The best photo editing apps will let you play around with HSL and support editing RAW. However, not many smartphones can shoot in uncompressed RAW format. Adobe Lightroom mobile comes with full RAW image support. Thus, if your phone can shoot in RAW, it can be processed using Lightroom mobile straight into your phone.
Black and white photography is truly quite a 'departure from reality', and the transition from one aspect of visual magic to another was not as complete as many imagine. Ansel Adams
Black and white photography is truly quite a 'departure from reality', and the transition from one aspect of visual magic to another was not as complete as many imagine.
Editing Guideline on Smartphone Photo Editing Apps
Here is a quick editing guideline for post-processing your colour photos on a smartphone photo editing app. I am using Adobe Lightroom Mobile. But these steps are replicable on the other two photo editing apps that I have mentioned here, as well as on most other photo editing apps.
This photo was originally shot in colour, as you can see from this screenshot which was taken after the image was imported to Lightroom. There is an option to capture images in Adobe Lightroom mobile as well. But it was not used for this particular image.
After importing the image, I did quick cropping to make the image comply with the Rule of Thirds.

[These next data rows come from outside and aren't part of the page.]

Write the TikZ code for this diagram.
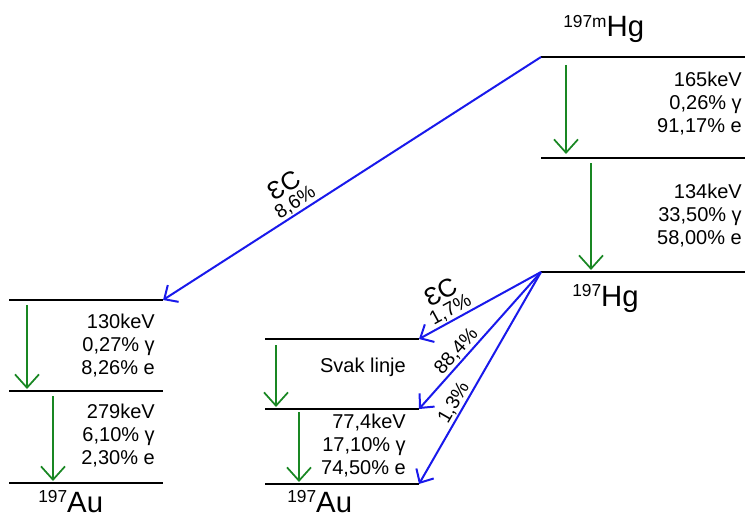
\documentclass[tikz,border=0pt]{standalone}
\usepackage{fontspec}
\setmainfont{Liberation Sans}
\usetikzlibrary{arrows.meta}
\definecolor{gamgreen}{RGB}{25,135,35}
\definecolor{ecblue}{RGB}{25,25,235}
\begin{document}
\begin{tikzpicture}[x=0.75pt,y=-0.75pt,
  lvl/.style={line width=1.5pt, black},
  gam/.style={line width=1.3pt, gamgreen, -{Straight Barb[length=10pt,width=18pt,line width=1.3pt]}},
  ecarr/.style={line width=1.5pt, ecblue, -{Straight Barb[length=8pt,width=15pt,line width=1.5pt]}},
  lab/.style={font=\fontsize{15}{17.25}\selectfont, align=right, inner sep=0pt, anchor=east},
  nuc/.style={font=\fontsize{22}{22}\selectfont, inner sep=0pt, anchor=base west},
  eclab/.style={font=\fontsize{14.5}{16}\selectfont, text=black, sloped, above, inner sep=1pt, align=center}]
\useasboundingbox (0,0) rectangle (745,517);
% level coordinates
\coordinate (m0w) at (541,57);  \coordinate (m0e) at (745,57);
\coordinate (m1w) at (541,158); \coordinate (m1e) at (745,158);
\coordinate (g0w) at (541,272); \coordinate (g0e) at (745,272);
\coordinate (a1w) at (9,300);   \coordinate (a1e) at (163,300);
\coordinate (a2w) at (9,391);   \coordinate (a2e) at (163,391);
\coordinate (a3w) at (9,483);   \coordinate (a3e) at (163,483);
\coordinate (b1w) at (265,339); \coordinate (b1e) at (419,339);
\coordinate (b2w) at (265,409); \coordinate (b2e) at (419,409);
\coordinate (b3w) at (265,484); \coordinate (b3e) at (419,484);
% levels
\draw[lvl] (m0w) -- (m0e);
\draw[lvl] (m1w) -- (m1e);
\draw[lvl] (g0w) -- (g0e);
\draw[lvl] (a1w) -- (a1e);
\draw[lvl] (a2w) -- (a2e);
\draw[lvl] (a3w) -- (a3e);
\draw[lvl] (b1w) -- (b1e);
\draw[lvl] (b2w) -- (b2e);
\draw[lvl] (b3w) -- (b3e);
% gamma transition coordinates
\coordinate (h1s) at (566,65);  \coordinate (h1t) at (566,154);
\coordinate (h2s) at (591,163); \coordinate (h2t) at (591,270);
\coordinate (l1s) at (27,305);  \coordinate (l1t) at (27,389);
\coordinate (l2s) at (53,396);  \coordinate (l2t) at (53,481);
\coordinate (c1s) at (276,345); \coordinate (c1t) at (276,407);
\coordinate (c2s) at (299,412); \coordinate (c2t) at (299,482);
\draw[gam] (h1s) -- (h1t);
\draw[gam] (h2s) -- (h2t);
\draw[gam] (l1s) -- (l1t);
\draw[gam] (l2s) -- (l2t);
\draw[gam] (c1s) -- (c1t);
\draw[gam] (c2s) -- (c2t);
% EC transitions
\draw[ecarr] (m0w) -- node[eclab, pos=0.635] {{\fontsize{19}{19}\selectfont ƐC}\\[-3pt]8,6\%} (a1e);
\draw[ecarr] (g0w) -- node[eclab, pos=0.7] {{\fontsize{19}{19}\selectfont ƐC}\\[-3pt]1,7\%} (b1e);
\draw[ecarr] (g0w) -- node[eclab, pos=0.63] {88,4\%} (b2e);
\draw[ecarr] (g0w) -- node[eclab, pos=0.64] {1,3\%} (b3e);
% labels
\node[lab] (t165) at (742,104) {165keV\\0,26\% γ\\91,17\% e};
\node[lab] (t134) at (742,216) {134keV\\33,50\% γ\\58,00\% e};
\node[lab] (t130) at (155,346) {130keV\\0,27\% γ\\8,26\% e};
\node[lab] (t279) at (155,436) {279keV\\6,10\% γ\\2,30\% e};
\node[lab] (tsv) at (406,367) {Svak linje};
\node[lab] (t77) at (406,446) {77,4keV\\17,10\% γ\\74,50\% e};
% nuclides
\node[nuc] (hgm) at (563,37) {\raisebox{7pt}{\fontsize{13}{13}\selectfont 197m}Hg};
\node[nuc] (hg) at (572,306) {\raisebox{7pt}{\fontsize{13}{13}\selectfont 197}Hg};
\node[nuc] (au1) at (38,512) {\raisebox{7pt}{\fontsize{13}{13}\selectfont 197}Au};
\node[nuc] (au2) at (287,512) {\raisebox{7pt}{\fontsize{13}{13}\selectfont 197}Au};
\end{tikzpicture}
\end{document}
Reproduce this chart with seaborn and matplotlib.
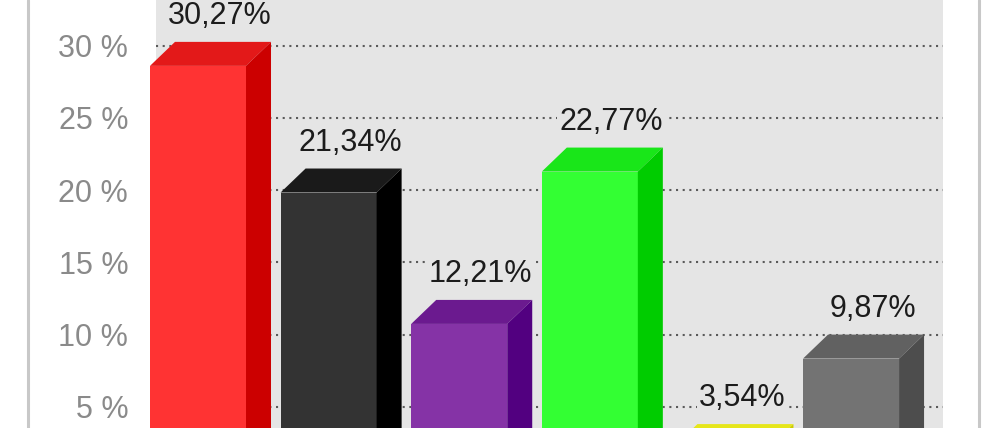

The flower in focus has been isolated from the rest of the bunch and held in contrast against the rising sun.
This is where you will find the options to tweak the HSL (Hue, Saturation and Luminance) of the individual colour channels. My next steps would be to pull down the saturation sliders of all the colour channels individually.
I prefer to work in this way rather than switch to black and white and use the automated option.
Now that the saturation sliders are set to -100, I can finally get down to tweaking the luminance sliders to change the individual tones inside this black and white image. This is what it looks like after the 'tweaks' have been made.
I did a further crop to adjust the frame. Then, I added some contrast and played around with the shadow slider.
Another thing I love about Lightroom is the Curves Adjustment tool. This is very easy to work with and gives you a quick option to tweak the luminance in the shadows, highlights and mid-tones selectively and very quickly.
The final image is more like what I had envisioned. A cold winter morning with dew drops drenching a little flower in the bush. Of course, you are free to choose your editing preference. Happy Shooting!
To some extent, the cult surrounding black-and-white photography is based on nostalgia. Rene Burri
To some extent, the cult surrounding black-and-white photography is based on nostalgia.